Münchau turned in the FT from a Saulus in a Paulus. He might become an AFD voter. He assessest that the total balance sheet of the monetary and financial sector in the eurozone stood at €26.7tn in April this year. How much of this is underwater? In Ireland, the 10 largest banks accounted for losses of 10 per cent of total banking assets in that country. The total loss will be higher. In Greece, the losses have been 24 per cent of total assets. The central bank of Slovenia recently estimated that losses stood at 18.3 per cent. In Spain and Portugal, the recognised losses are already more than 10 per cent, but the numbers will almost certainly be higher. Non-performing loans are also rising rapidly in Italy.
It is hard to believe that the German banking system as a whole is solvent (see graph below).Germay has been running large current account surpluses for a decade, currently at about 6 per cent of gross domestic product. This means German banks must have been building up huge stocks of foreign securities – a large yet unknown proportion of which are likely to default, especially if the main crisis resolution tool turns out to be a bail-in of investors.

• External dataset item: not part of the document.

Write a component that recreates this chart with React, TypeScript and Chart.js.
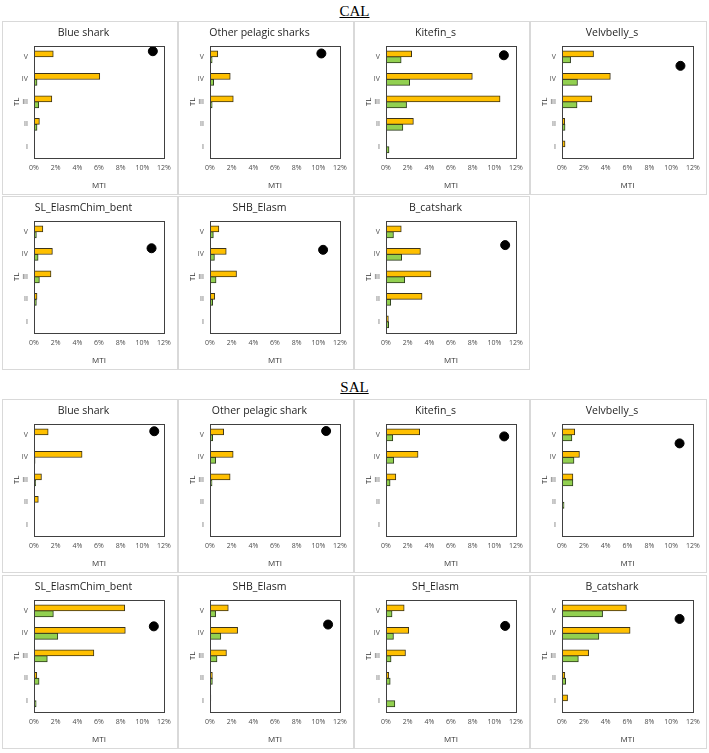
import { useEffect, useRef } from 'react';
import { Chart, registerables } from 'chart.js';

Chart.register(...registerables);

// Trophic levels, drawn top to bottom
const tlLevels = ['V', 'IV', 'III', 'II', 'I'];
const xTicks = [0, 2, 4, 6, 8, 10, 12];

// CAL panels (values in %, order V..I)
const calTitles = ['Blue shark', 'Other pelagic sharks', 'Kitefin_s', 'Velvbelly_s', 'SL_ElasmChim_bent', 'SHB_Elasm', 'B_catshark'];
const calYellow = [
  [1.78, 6.07, 1.65, 0.5, 0.03],
  [0.72, 1.87, 2.15, 0.05, 0.02],
  [2.37, 7.97, 10.53, 2.53, 0.03],
  [2.89, 4.43, 2.74, 0.25, 0.28],
  [0.82, 1.7, 1.57, 0.28, 0.02],
  [0.82, 1.5, 2.45, 0.44, 0.06],
  [1.41, 3.18, 4.15, 3.33, 0.22],
];
const calGreen = [
  [0.05, 0.28, 0.44, 0.28, 0.02],
  [0.2, 0.34, 0.2, 0.05, 0.02],
  [1.4, 2.19, 1.9, 1.56, 0.28],
  [0.79, 1.42, 1.38, 0.28, 0.0],
  [0.22, 0.38, 0.5, 0.22, 0.02],
  [0.31, 0.41, 0.56, 0.25, 0.02],
  [0.69, 1.45, 1.73, 0.44, 0.25],
];
// Marker position: x in %, y in TL rows (0 = V, 4 = I)
const calDotX = [10.97, 10.28, 10.88, 10.85, 10.85, 10.44, 11.0];
const calDotY = [-0.25, -0.15, -0.07, 0.4, 0.73, 0.8, 0.59];

// SAL panels
const salTitles = ['Blue shark', 'Other pelagic shark', 'Kitefin_s', 'Velvbelly_s', 'SL_ElasmChim_bent', 'SHB_Elasm', 'SH_Elasm', 'B_catshark'];
const salYellow = [
  [1.31, 4.44, 0.69, 0.4, 0.02],
  [1.26, 2.14, 1.86, 0.03, 0.03],
  [3.11, 2.96, 0.91, 0.03, 0.03],
  [1.17, 1.6, 1.0, 0.03, 0.03],
  [8.38, 8.43, 5.53, 0.26, 0.05],
  [1.69, 2.55, 1.52, 0.22, 0.08],
  [1.68, 2.1, 1.8, 0.26, 0.03],
  [5.9, 6.24, 2.44, 0.26, 0.51],
];
const salGreen = [
  [0.05, 0.1, 0.15, 0.03, 0.02],
  [0.25, 0.53, 0.19, 0.03, 0.03],
  [0.63, 0.72, 0.38, 0.03, 0.03],
  [0.91, 1.1, 1.0, 0.19, 0.03],
  [1.79, 2.2, 1.23, 0.47, 0.2],
  [0.52, 1.0, 0.65, 0.22, 0.03],
  [0.56, 0.69, 0.47, 0.39, 0.82],
  [3.72, 3.38, 1.5, 0.34, 0.02],
];
const salDotX = [11.1, 10.72, 10.91, 10.77, 11.06, 10.9, 11.0, 10.77];
const salDotY = [-0.16, -0.17, 0.07, 0.38, 0.69, 0.61, 0.67, 0.36];

const colLefts = [2, 178, 354, 530];
const colWidths = [176, 176, 176, 177];
const rowTops = [21, 196, 399, 575];
const panelHeight = 174;

const FONT = '"Open Sans", "Noto Sans", sans-serif';
const BAR_PX = 6.2; // bar thickness in pixels
const PAIR_SHIFT = 0.131; // half of a bar, in TL-row units: yellow sits above, green below

// Frame around the plot area
const frame = {
  id: 'plotFrame',
  afterDatasetsDraw(chart: any) {
    const { ctx, chartArea: a } = chart;
    ctx.save();
    ctx.strokeStyle = '#404040';
    ctx.lineWidth = 1;
    ctx.strokeRect(Math.round(a.left) + 0.5, Math.round(a.top) + 0.5, Math.round(a.right - a.left), Math.round(a.bottom - a.top));
    ctx.restore();
  },
};

type PanelProps = {
  title: string;
  yellow: number[];
  green: number[];
  dotX: number;
  dotY: number;
  left: number;
  top: number;
  width: number;
  height: number;
};

function Panel({ title, yellow, green, dotX, dotY, left, top, width, height }: PanelProps) {
  const ref = useRef<HTMLCanvasElement>(null);
  const cw = width - 2;
  const ch = height - 2;

  useEffect(() => {
    const barStyle = {
      borderWidth: 1,
      borderSkipped: false,
      grouped: false,
      barThickness: BAR_PX,
      xAxisID: 'x',
      yAxisID: 'y',
    };
    const chart = new Chart(ref.current as HTMLCanvasElement, {
      type: 'bar',
      data: {
        datasets: [
          {
            ...barStyle,
            data: yellow.map((v, i) => ({ x: v, y: i - PAIR_SHIFT })),
            backgroundColor: '#FFC000',
            borderColor: '#3d3419',
          } as any,
          {
            ...barStyle,
            data: green.map((v, i) => ({ x: v, y: i + PAIR_SHIFT })),
            backgroundColor: '#92D050',
            borderColor: '#2b3b1c',
          } as any,
          {
            type: 'scatter',
            data: [{ x: dotX, y: dotY }],
            backgroundColor: '#000',
            borderColor: '#000',
            pointRadius: 4.5,
            xAxisID: 'x',
            yAxisID: 'y',
          } as any,
        ],
      },
      options: {
        indexAxis: 'y',
        responsive: false,
        animation: false,
        devicePixelRatio: 1,
        layout: { padding: { left: 0, right: 13, top: 0, bottom: 0 } },
        plugins: {
          legend: { display: false },
          tooltip: { enabled: false },
          title: {
            display: true,
            text: title,
            color: '#1f1f1f',
            font: { family: FONT, size: 10.5, weight: 'normal' as any },
            padding: { top: 5, bottom: 6 },
          },
        },
        scales: {
          x: {
            type: 'linear',
            min: 0,
            max: 12,
            offset: false,
            afterBuildTicks: (s: any) => {
              s.ticks = xTicks.map((v) => ({ value: v }));
            },
            grid: { display: false, drawTicks: false },
            border: { display: false },
            ticks: {
              padding: 6,
              color: '#4d4d4d',
              font: { family: FONT, size: 7 },
              callback: (v: any) => v + '%',
              maxRotation: 0,
            },
            title: {
              display: true,
              text: 'MTI',
              color: '#333333',
              font: { family: FONT, size: 8 },
              padding: { top: 3, bottom: 3 },
            },
          },
          y: {
            type: 'linear',
            min: -0.5,
            max: 4.5,
            reverse: true,
            offset: false,
            afterBuildTicks: (s: any) => {
              s.ticks = tlLevels.map((_, i) => ({ value: i }));
            },
            grid: { display: false, drawTicks: false },
            border: { display: false },
            ticks: {
              padding: 6,
              color: '#4d4d4d',
              font: { family: FONT, size: 7 },
              callback: (v: any) => tlLevels[Math.round(v)] ?? '',
            },
            title: {
              display: true,
              text: 'TL',
              color: '#333333',
              font: { family: FONT, size: 8 },
              padding: { top: 9, bottom: 0 },
            },
            afterFit: (s: any) => {
              s.width = 31;
            },
          },
        },
      } as any,
      plugins: [frame],
    });
    return () => chart.destroy();
  }, []);

  return (
    <div
      style={{
        position: 'absolute',
        left,
        top,
        width,
        height,
        boxSizing: 'border-box',
        border: '1px solid #d9d9d9',
        background: '#fff',
      }}
    >
      <canvas ref={ref} width={cw} height={ch} style={{ display: 'block', width: cw, height: ch }} />
    </div>
  );
}

function Heading({ text, top }: { text: string; top: number }) {
  return (
    <div
      style={{
        position: 'absolute',
        left: 0,
        top,
        width: 709,
        textAlign: 'center',
        fontFamily: '"Liberation Serif", "Times New Roman", serif',
        fontSize: 15,
        lineHeight: '18px',
        color: '#000',
      }}
    >
      <span style={{ textDecoration: 'underline' }}>{text}</span>
    </div>
  );
}

export default function App() {
  const panels: PanelProps[] = [];
  calTitles.forEach((t, i) => {
    const row = i < 4 ? 0 : 1;
    const col = i < 4 ? i : i - 4;
    panels.push({
      title: t,
      yellow: calYellow[i],
      green: calGreen[i],
      dotX: calDotX[i],
      dotY: calDotY[i],
      left: colLefts[col],
      top: rowTops[row],
      width: colWidths[col],
      height: panelHeight,
    });
  });
  salTitles.forEach((t, i) => {
    const row = i < 4 ? 2 : 3;
    const col = i % 4;
    panels.push({
      title: t,
      yellow: salYellow[i],
      green: salGreen[i],
      dotX: salDotX[i],
      dotY: salDotY[i],
      left: colLefts[col],
      top: rowTops[row],
      width: colWidths[col],
      height: panelHeight,
    });
  });

  return (
    <div style={{ position: 'absolute', left: 0, top: 0, width: 709, height: 753, background: '#fff', overflow: 'hidden' }}>
      <Heading text="CAL" top={2} />
      <Heading text="SAL" top={378} />
      {panels.map((p, i) => (
        <Panel key={i} {...p} />
      ))}
    </div>
  );
}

On their own, the bad banks constitute about 5 per cent of eurozone banking assets. If you add another 5 per cent from hidden losses, the losses still being generated by the double-dip recession, and future losses through the bail-in of investors, you arrive at €2.6tn. Not all of these losses will have to be made good through a recapitalisation. Some banks may have some capital reserves. Other banks may be closed. But that just distributes the losses from one end of the banking sector to another.
Assume now that my estimate is wildly wrong, and deduct the size of the Italian economy from that back-of-the-envelope number. You still end up with €1tn. With this order of magnitude it mattered relatively little whether the ESM could contribute €60bn, €80bn or zero. Europe’s national governments are clearly incapable and unwilling to fill the gap. And without the money for bank resolution, it barely matters whether the European Commission will become the resolution authority that does not do the job or whether someone else does not do it. That leaves a long period of regulatory forbearance as the most likely outcome – a policy version of pretend and extend. They pretend not to see the losses, and extend the crisis.